中文文本合成语音问题

Question

中文文本合成语音问题

Anonymous

在VS2022中，我在试着调用Azure TTS ,将中文文本合成语音。当text为纯英文时，可以合成并读出，但当text中包含中文或纯中文时，程序出错，不能合成语音（如下图）。问题在哪里？

QQ图片20230712123337

Anonymous

2023-07-14T08:45:25.1933333+00:00
关于July 12提交的“中文文本合成语音问题”

感谢你的回复，但没有解决问题。见下图。

因未知原因，我不能打开“https://github.com/Azure-Samples/cognitive-services-speech-sdk/issues/1603”

我使用的代码，来自于你们发布的sample code(hellow word.cpp)，请根据我的情况，修改源代码，在VS2022中调试成功后，将源码发我。（成功的标志：输入中文字符串后，可以合成读出）
Minxin Yu 13,506 Reputation points Microsoft External Staff

2023-07-18T01:59:37.4466667+00:00

Since this is an English forum, it is recommended that you post your questions in English.

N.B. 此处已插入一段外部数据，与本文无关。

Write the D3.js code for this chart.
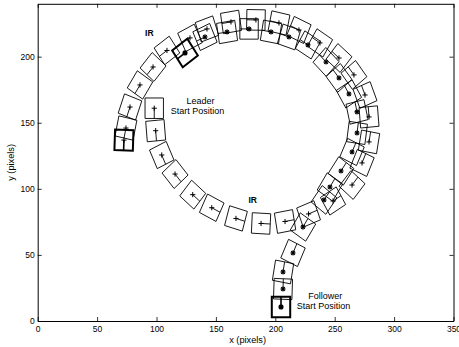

Minxin Yu 13,506 Microsoft External Staff

Did the snippet work for you?(set your key and region in auto config = SpeechConfig::FromSubscription("yourkey", "eastus"); )

//
// Copyright (c) Microsoft. All rights reserved.
// Licensed under the MIT license. See LICENSE.md file in the project root for full license information.
//

#include "stdafx.h"
// <code>
#include <iostream>
#include <speechapi_cxx.h>
#include<Windows.h>
#include <string>

using namespace std;
using namespace Microsoft::CognitiveServices::Speech;

void synthesizeSpeech()
{
   
    // Creates an instance of a speech config with specified subscription key and service region.
    // Replace with your own subscription key and service region (e.g., "westus").
    auto config = SpeechConfig::FromSubscription("yourkey", "region");

    // Set the voice name, refer to https://aka.ms/speech/voices/neural for full list.
    config->SetSpeechSynthesisVoiceName("zh-CN-XiaoxiaoNeural");

    // Creates a speech synthesizer using the default speaker as audio output. The default spoken language is "en-us".
    auto synthesizer = SpeechSynthesizer::FromConfig(config);

    // Receive a text from console input and synthesize it to speaker.
    cout << "Type some text that you want to speak..." << std::endl;
    cout << "> ";
    std::wstring text;
   
    getline(std::wcin, text);
  
    wcout << L"Input Speech synthesized to speaker for text [" << text << "]" << std::endl;
    auto result = synthesizer->SpeakTextAsync(text).get();

    // Checks result.
    if (result->Reason == ResultReason::SynthesizingAudioCompleted)
    {
        wcout << L"Speech synthesized to speaker for text [" << text << "]" << std::endl;
    }
    else if (result->Reason == ResultReason::Canceled)
    {
        auto cancellation = SpeechSynthesisCancellationDetails::FromResult(result);
        cout << "CANCELED: Reason=" << (int)cancellation->Reason << std::endl;

        if (cancellation->Reason == CancellationReason::Error)
        {
            cout << "CANCELED: ErrorCode=" << (int)cancellation->ErrorCode << std::endl;
            cout << "CANCELED: ErrorDetails=[" << cancellation->ErrorDetails << "]" << std::endl;
            cout << "CANCELED: Did you update the subscription info?" << std::endl;
        }
    }

    // This is to give some time for the speaker to finish playing back the audio
    cout << "Press enter to exit..." << std::endl;
    cin.get();
}

int wmain()
{
    try
    {
        synthesizeSpeech();
    }
    catch (exception e)
    {
        cout << e.what();
    }
    return 0;
}
// </code>

Anonymous

Hi, Yu, I put your code in my VS2022 editor, and changed the subscription key and region with mine, it can work with Chinese text, but the output is not correct.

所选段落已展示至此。